Le fantasme de la forêt vierge

Quand j’étais gosse, je me rappelle des cours de géographie sur la forêt Amazonienne. Les poumons de notre planète, un joyau qui renferme des milliers d’espèces.
Déjà à l’époque, la déforestation était un sujet brûlant. « La forêt est en danger ! » nous répétait notre professeur.
Aujourd’hui j’ai presque 25 ans. J’aurais aimé pouvoir dire que la déforestation c’est de l’histoire ancienne. Des trucs qu’on me racontait quand j’étais petit.
Mais à Bornéo, 500 000 hectares de forêt tropicale continuent de disparaitre chaque année. L’équivalent d’un terrain de football qui part en fumée chaque minute.
Plus que jamais, la forêt brûle pour laisser place aux cultures d’huile de palme en Indonésie, ou aux cultures de soja en Amazonie.
« On ne peut rien faire », « c’est déjà trop tard », « les orangs-outans sont condamnés ! »
Ces messages anxiogènes, vous les avez probablement déjà entendus. Des problèmes, toujours des problèmes… sans réelles solutions apportées.
Pas étonnant que des milliers de personnes baissent les bras ! Le pessimisme vole notre espoir.

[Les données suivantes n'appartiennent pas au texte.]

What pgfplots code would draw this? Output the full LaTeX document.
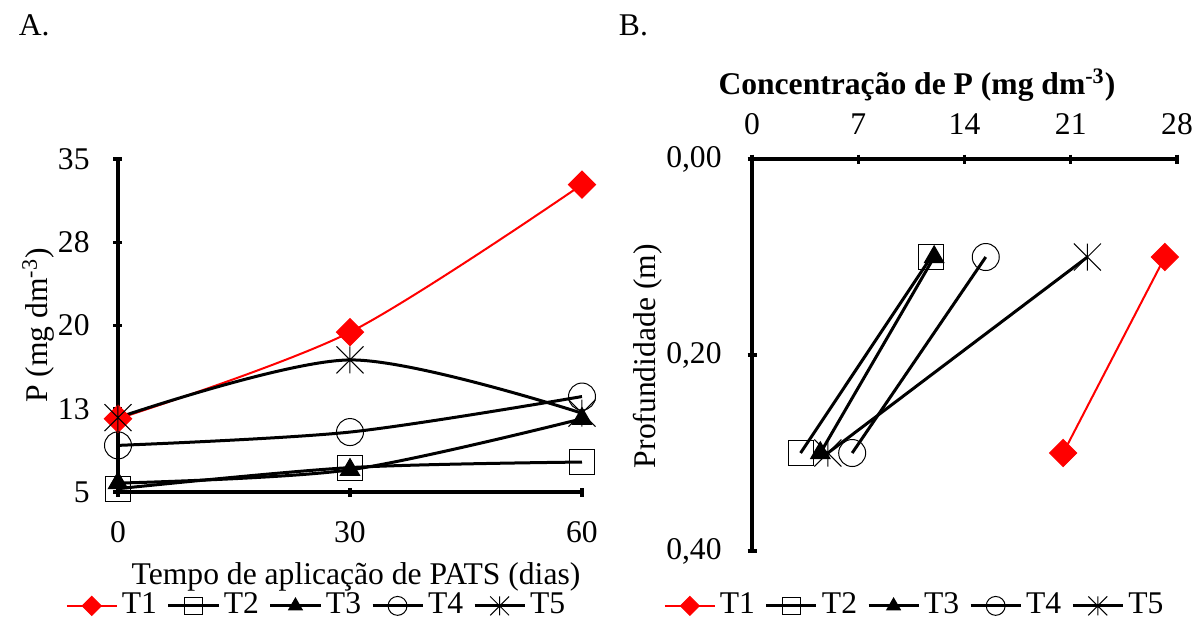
\documentclass[border=0pt]{standalone}
\usepackage{pgfplots}
\pgfplotsset{compat=1.18}
\usepackage{fontspec}
\setmainfont{Liberation Serif}
\pgfdeclareplotmark{xstar}{%
  \pgfpathmoveto{\pgfqpoint{0pt}{\pgfplotmarksize}}%
  \pgfpathlineto{\pgfqpoint{0pt}{-\pgfplotmarksize}}%
  \pgfpathmoveto{\pgfqpoint{-\pgfplotmarksize}{\pgfplotmarksize}}%
  \pgfpathlineto{\pgfqpoint{\pgfplotmarksize}{-\pgfplotmarksize}}%
  \pgfpathmoveto{\pgfqpoint{-\pgfplotmarksize}{-\pgfplotmarksize}}%
  \pgfpathlineto{\pgfqpoint{\pgfplotmarksize}{\pgfplotmarksize}}%
  \pgfusepathqstroke}
\pgfplotsset{
  base/.style={
    scale only axis, clip=false, axis on top,
    tick style={line width=1.6pt, black},
    major tick length=4.5pt,
    tick align=outside,
    /pgf/number format/assume math mode=true,
    legend columns=5,
    legend cell align=left,
    legend style={draw=none, fill=none, anchor=center, inner sep=0pt,
       /tikz/every even column/.append style={column sep=3pt}},
    legend image code/.code={\draw[mark repeat=2,mark phase=2,##1,every mark/.append style={scale=0.7}] plot coordinates {(0pt,0pt)(12.5pt,0pt)(25pt,0pt)};},
  },
  nolinearrows/.style={
    axis line style={-, line width=2pt},
    x axis line style={-}, y axis line style={-},
    every outer x axis line/.append style={-},
    every outer y axis line/.append style={-},
  },
  s1/.style={red, line width=1pt, mark=square*, mark size=4.8pt, mark options={rotate=45, solid, fill=red, line width=0.5pt}},
  s2/.style={black, line width=1.5pt, mark=square, mark size=6.25pt, mark options={solid, line width=0.5pt}},
  s3/.style={black, line width=1.5pt, mark=triangle*, mark size=5.6pt, mark options={solid, fill=black, line width=0.5pt}},
  s4/.style={black, line width=1.5pt, mark=o, mark size=6.75pt, mark options={solid, line width=0.5pt}},
  s5/.style={black, line width=1.5pt, mark=xstar, mark size=6.75pt, mark options={solid, line width=0.5pt}},
}
\begin{document}
\fontsize{15.8}{19}\selectfont
\begin{tikzpicture}
\useasboundingbox (0,0) rectangle (598.5pt,309pt);
\node[anchor=west] at (4pt,296.5pt) {A.};
\node[anchor=west] at (304pt,296.5pt) {B.};
\begin{axis}[base, at={(59pt,63pt)}, anchor=south west, width=232pt, height=166.5pt,
  xmin=0, xmax=60, ymin=5, ymax=35,
  axis x line=bottom, axis y line=left, nolinearrows,
  xtick={0,30,60}, ytick={5,12.5,20,27.5,35}, yticklabels={5,13,20,28,35},
  xticklabel style={yshift=-7pt},
  yticklabel style={xshift=-6.5pt},
  xlabel={Tempo de aplicação de PATS (dias)},
  ylabel={P (mg dm\textsuperscript{-3})},
  xlabel style={at={(axis description cs:0.513,-0.255)}, anchor=center},
  ylabel style={at={(axis description cs:-0.172,0.5)}, anchor=center},
  legend style={at={(0.43,-0.342)}},
]
\addplot[s1, smooth] coordinates {(0,11.6) (30,19.4) (60,32.7)};
\addplot[s2, smooth] coordinates {(0,5.3) (30,7.2) (60,7.7)};
\addplot[s3, smooth] coordinates {(0,5.8) (30,7.0) (60,11.6)};
\addplot[s4, smooth] coordinates {(0,9.2) (30,10.4) (60,13.6)};
\addplot[s5, smooth] coordinates {(0,11.7) (30,16.9) (60,12.1)};
\legend{T1,T2,T3,T4,T5}
\end{axis}
\begin{axis}[base, at={(376pt,33.5pt)}, anchor=south west, width=212.5pt, height=196pt,
  xmin=0, xmax=28, ymin=0, ymax=0.4, y dir=reverse,
  axis x line=top, axis y line=left, nolinearrows,
  xtick={0,7,14,21,28}, ytick={0,0.2,0.4}, yticklabels={{0,00},{0,20},{0,40}},
  xticklabel style={yshift=4.5pt},
  yticklabel style={xshift=-7.5pt},
  xlabel={\bfseries Concentração de P (mg dm\textsuperscript{-3})},
  xlabel style={at={(axis description cs:0.388,1.188)}, anchor=center},
  ylabel={Profundidade (m)},
  ylabel style={at={(axis description cs:-0.245,0.497)}, anchor=center},
  legend style={at={(0.385,-0.14)}},
]
\addplot[s1] coordinates {(27.2,0.10) (20.5,0.30)};
\addplot[s2] coordinates {(11.8,0.10) (3.2,0.30)};
\addplot[s3] coordinates {(12.0,0.10) (4.5,0.30)};
\addplot[s4] coordinates {(15.4,0.10) (6.6,0.30)};
\addplot[s5] coordinates {(22.1,0.10) (5.0,0.30)};
\legend{T1,T2,T3,T4,T5}
\end{axis}
\end{tikzpicture}
\end{document}
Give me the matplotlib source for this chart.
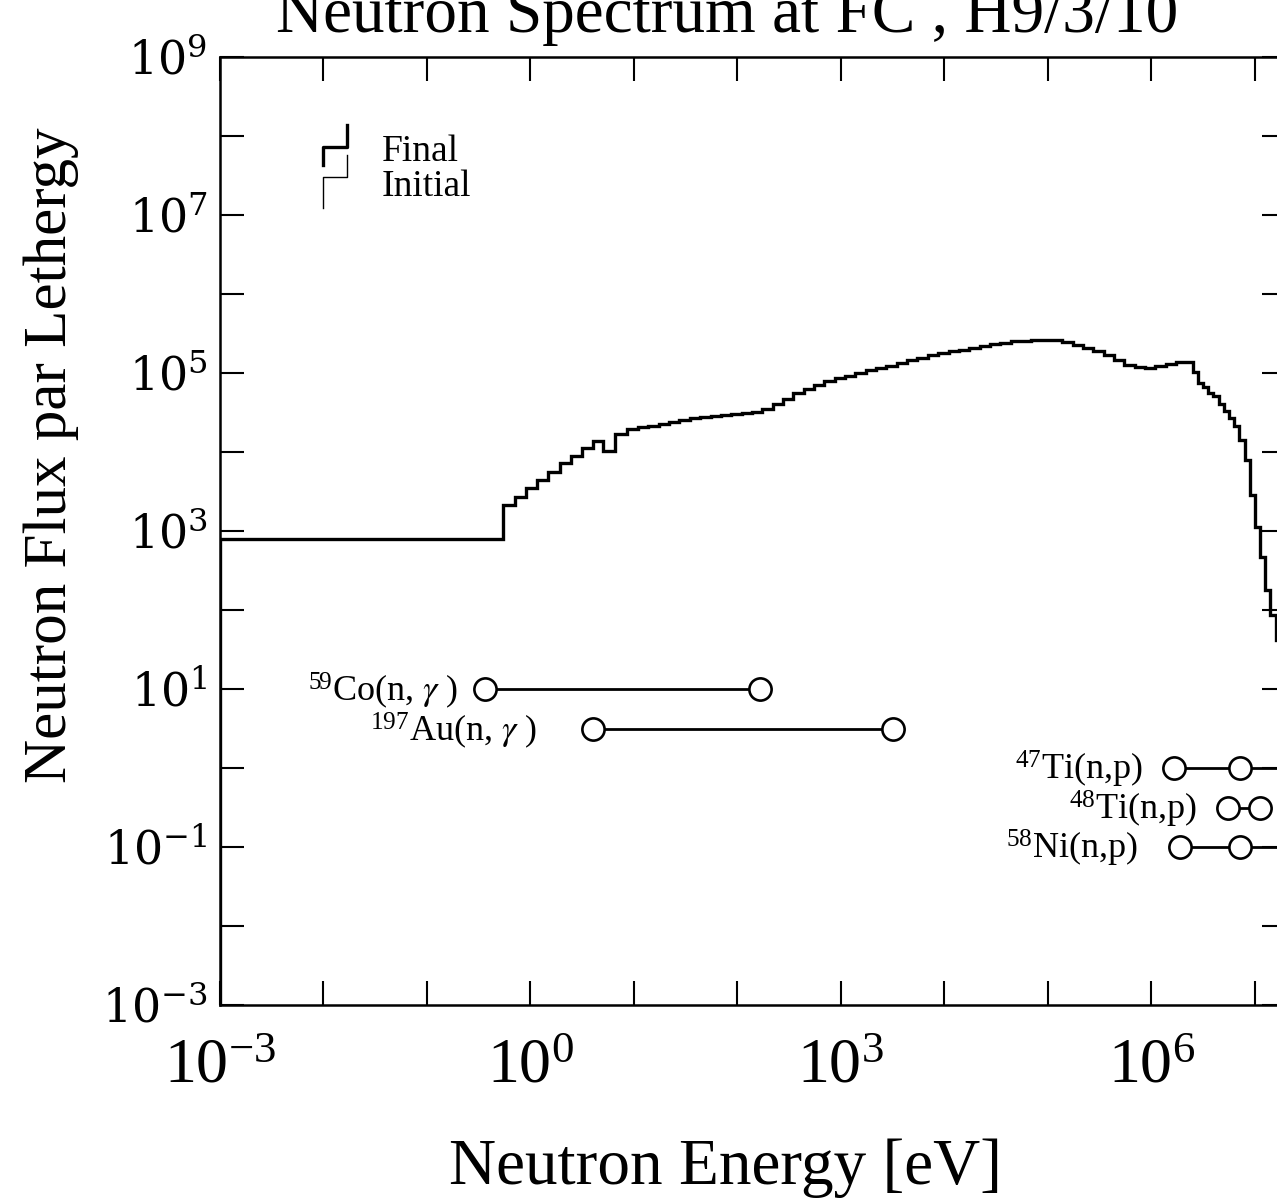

Il ne laisse aucune place aux utopies.
Pourtant face aux défis écologiques et humains qui se dressent devant nous, nous avons plus que jamais besoin d’espérer, d’entreprendre et d’agir.
Nous avons besoin de croire en une nouvelle utopie. De briser les diktats pour s’affranchir du vieux monde.
L’explosion d’internet a rendu l’information accessible en quelques clics. Il est aujourd’hui facile de décrypter des systèmes complexes, pour mieux les contrer.
Prenons par exemple le cas de la déforestation. Un système opaque en proie à de nombreux fantasmes.
Dans l’imaginaire collectif, les forêts tropicales sont perçues comme de grandes étendues vierges. Des terres où seuls les animaux dictent leurs lois.
Impénétrable. Mystérieuse. La forêt n’obéit à rien, et n’appartient à personne.
Les braconniers sont des sauvages. Les bulldozers pilotés par des gangsters. Les feux de forêts déclenchés par des criminels sans visage.
La déforestation est alors perçue comme un ennemi invisible, les forêts tropicales condamnées à disparaître.
Pour sauver la forêt, nous devons en finir avec le fantasme d’une forêt qui n’appartient à personne. La déforestation est une activité commerciale organisée.
En Amazonie, en Indonésie ou en Malaisie, la plupart des forêts sont régies par des plans d’occupation des sols. Des cadastres. Les terres forestières ont des statuts.
Les compagnies d’huile de palme portent des noms. Leurs méthodes pour déforester sont connues.
« Les compagnies d’huile de palme proposent aux propriétaires terriens de cultiver des palmiers à huile sur leurs terres. Alors, pour déforester avant de planter, les propriétaires brûlent leurs forêts. Ce qui permet aussi aux compagnies de ne pas être accusées de le faire. » Chanee, créateur de l’ONG Kalaweit.
Et vous savez quoi ? Pour contrer les systèmes mis en place par les compagnies d’huile de palme, des solutions concrètes existent. Une nouvelle utopie est possible.
Loin des campagnes de publicités et des études environnementales, Kalaweit est l’une de ces associations qui agissent sur le terrain (certains commencent à bien la connaître par ici…).
Depuis des années, elle rachète des hectares de forêt tropicale pour les transformer en réserves naturelles, et ainsi les sauver des griffes des industriels.
« Les compagnies d’huile de palme acquièrent des terrains pour déforester ; si on le fait à leur place, elles ne pourront plus mener leur projet. » Chanee
En ce moment, Chanee et ses équipes se battent pour préserver 1500 hectares cernés par les industriels : la forêt de Dulan.
1500 hectares de forêt vierge que les villageois souhaitent revendre. En priorité à Kalaweit. Mais si l’argent n’est pas récolté assez vite, ils céderont leurs terres aux compagnies d’huile de palme.
Un hectare coûte 900€. Avec 300 000 euros, Kalaweit estime pouvoir sécuriser cette forêt. Vous imaginez ? Seulement 300 000 euros !
Aujourd’hui j’ai presque 25 ans. Et si je suis convaincu d’une chose, c’est qu’ensemble, on a le pouvoir de sauver la forêt tropicale.
Loin des diktats du vieux monde, dessiner une nouvelle utopie est possible.